**What is being asked:** Below are several records. Retype exactly those lines running from the one with "Rebuild this chart" through the one with "from matplotlib.colors import", end lines included, and no others.

**Supplied information:**
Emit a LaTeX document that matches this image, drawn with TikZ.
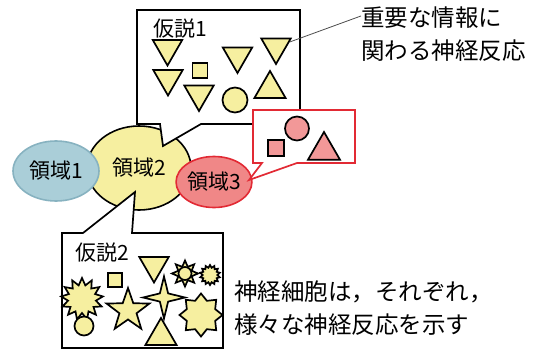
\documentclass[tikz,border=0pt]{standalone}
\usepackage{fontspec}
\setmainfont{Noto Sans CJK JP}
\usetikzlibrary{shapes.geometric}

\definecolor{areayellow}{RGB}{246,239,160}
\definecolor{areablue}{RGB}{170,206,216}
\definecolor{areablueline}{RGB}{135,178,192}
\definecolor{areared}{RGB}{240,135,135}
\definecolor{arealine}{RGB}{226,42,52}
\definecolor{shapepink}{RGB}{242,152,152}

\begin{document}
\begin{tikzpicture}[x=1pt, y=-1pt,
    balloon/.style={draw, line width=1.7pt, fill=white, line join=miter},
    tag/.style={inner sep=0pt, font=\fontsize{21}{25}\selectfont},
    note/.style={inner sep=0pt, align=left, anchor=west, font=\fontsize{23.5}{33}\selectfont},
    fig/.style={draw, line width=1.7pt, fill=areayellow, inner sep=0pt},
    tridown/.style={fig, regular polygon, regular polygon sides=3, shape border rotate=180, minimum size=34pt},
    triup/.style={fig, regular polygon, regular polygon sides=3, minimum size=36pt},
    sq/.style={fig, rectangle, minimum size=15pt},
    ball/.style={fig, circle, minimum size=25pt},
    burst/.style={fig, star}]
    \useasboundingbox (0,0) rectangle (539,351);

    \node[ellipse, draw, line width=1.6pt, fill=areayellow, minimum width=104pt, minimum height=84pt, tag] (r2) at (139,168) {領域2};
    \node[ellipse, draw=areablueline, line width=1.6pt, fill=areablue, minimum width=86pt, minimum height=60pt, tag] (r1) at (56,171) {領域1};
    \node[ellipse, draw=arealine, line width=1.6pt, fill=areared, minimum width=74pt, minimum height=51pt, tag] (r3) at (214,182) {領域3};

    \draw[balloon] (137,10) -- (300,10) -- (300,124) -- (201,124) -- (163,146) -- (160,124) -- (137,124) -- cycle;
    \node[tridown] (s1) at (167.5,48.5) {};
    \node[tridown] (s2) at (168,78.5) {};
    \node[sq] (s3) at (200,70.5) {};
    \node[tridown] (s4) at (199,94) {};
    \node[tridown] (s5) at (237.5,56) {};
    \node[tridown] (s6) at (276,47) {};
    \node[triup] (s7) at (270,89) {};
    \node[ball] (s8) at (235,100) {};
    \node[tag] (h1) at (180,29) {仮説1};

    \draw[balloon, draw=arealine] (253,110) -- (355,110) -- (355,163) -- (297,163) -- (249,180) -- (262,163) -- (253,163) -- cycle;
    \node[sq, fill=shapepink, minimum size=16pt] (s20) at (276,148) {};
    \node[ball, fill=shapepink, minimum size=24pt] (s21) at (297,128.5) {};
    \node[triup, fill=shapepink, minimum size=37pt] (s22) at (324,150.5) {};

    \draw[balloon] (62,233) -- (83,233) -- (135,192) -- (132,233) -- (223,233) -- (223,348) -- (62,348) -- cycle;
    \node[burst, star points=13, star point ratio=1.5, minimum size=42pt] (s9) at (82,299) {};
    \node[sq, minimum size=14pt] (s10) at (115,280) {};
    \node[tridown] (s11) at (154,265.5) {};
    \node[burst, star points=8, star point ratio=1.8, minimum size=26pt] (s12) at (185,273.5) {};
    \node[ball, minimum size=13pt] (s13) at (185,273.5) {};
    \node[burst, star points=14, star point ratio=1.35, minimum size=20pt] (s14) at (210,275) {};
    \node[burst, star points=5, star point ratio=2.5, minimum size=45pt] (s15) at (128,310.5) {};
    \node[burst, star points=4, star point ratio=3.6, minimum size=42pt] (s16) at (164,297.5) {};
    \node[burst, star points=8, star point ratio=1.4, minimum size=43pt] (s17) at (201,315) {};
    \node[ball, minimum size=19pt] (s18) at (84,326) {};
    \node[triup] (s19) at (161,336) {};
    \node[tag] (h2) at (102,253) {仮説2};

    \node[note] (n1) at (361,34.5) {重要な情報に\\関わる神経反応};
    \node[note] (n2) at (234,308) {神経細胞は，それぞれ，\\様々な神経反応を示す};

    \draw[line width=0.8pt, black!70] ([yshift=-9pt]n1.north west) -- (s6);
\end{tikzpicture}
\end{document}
...
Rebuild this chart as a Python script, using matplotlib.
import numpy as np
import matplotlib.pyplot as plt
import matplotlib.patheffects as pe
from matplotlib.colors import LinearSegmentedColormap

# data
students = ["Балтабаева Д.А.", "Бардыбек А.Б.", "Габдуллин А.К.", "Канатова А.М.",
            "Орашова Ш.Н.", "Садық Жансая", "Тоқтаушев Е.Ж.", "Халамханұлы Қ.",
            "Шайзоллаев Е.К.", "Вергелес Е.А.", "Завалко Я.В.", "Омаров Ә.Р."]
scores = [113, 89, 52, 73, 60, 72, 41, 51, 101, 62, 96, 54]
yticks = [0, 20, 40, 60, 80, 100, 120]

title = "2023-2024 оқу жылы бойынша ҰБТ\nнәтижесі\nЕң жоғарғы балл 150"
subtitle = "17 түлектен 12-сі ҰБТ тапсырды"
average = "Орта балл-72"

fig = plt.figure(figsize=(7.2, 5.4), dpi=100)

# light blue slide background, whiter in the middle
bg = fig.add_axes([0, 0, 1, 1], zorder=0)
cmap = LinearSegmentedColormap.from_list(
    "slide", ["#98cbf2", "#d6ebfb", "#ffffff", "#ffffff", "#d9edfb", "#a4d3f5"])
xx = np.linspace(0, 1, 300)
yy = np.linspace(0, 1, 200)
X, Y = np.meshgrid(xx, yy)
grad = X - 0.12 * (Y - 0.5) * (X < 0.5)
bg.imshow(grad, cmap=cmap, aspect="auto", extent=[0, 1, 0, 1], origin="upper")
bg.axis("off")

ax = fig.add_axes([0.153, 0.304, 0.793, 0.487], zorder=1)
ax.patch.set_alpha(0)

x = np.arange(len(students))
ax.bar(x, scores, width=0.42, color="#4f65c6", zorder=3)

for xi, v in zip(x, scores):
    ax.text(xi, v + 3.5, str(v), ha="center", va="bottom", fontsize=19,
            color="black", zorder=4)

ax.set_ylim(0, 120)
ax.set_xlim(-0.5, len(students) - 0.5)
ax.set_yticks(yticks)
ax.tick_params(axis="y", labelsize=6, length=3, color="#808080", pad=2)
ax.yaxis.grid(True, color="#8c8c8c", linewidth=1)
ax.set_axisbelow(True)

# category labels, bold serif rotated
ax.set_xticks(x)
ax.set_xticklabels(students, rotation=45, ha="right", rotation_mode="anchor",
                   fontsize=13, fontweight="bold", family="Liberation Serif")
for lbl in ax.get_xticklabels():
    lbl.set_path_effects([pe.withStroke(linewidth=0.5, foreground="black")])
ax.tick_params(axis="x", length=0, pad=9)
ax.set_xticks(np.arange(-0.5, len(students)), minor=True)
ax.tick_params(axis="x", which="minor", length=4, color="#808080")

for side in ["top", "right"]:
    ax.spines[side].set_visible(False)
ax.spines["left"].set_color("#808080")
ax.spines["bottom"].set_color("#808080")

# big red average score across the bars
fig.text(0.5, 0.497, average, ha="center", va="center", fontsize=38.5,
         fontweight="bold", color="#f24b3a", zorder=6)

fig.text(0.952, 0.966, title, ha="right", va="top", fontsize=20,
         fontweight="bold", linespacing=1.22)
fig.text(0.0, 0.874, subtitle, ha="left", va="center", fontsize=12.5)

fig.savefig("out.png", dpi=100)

**Final answer:**
Rebuild this chart as a Python script, using matplotlib.
import numpy as np
import matplotlib.pyplot as plt
import matplotlib.patheffects as pe
from matplotlib.colors import LinearSegmentedColormap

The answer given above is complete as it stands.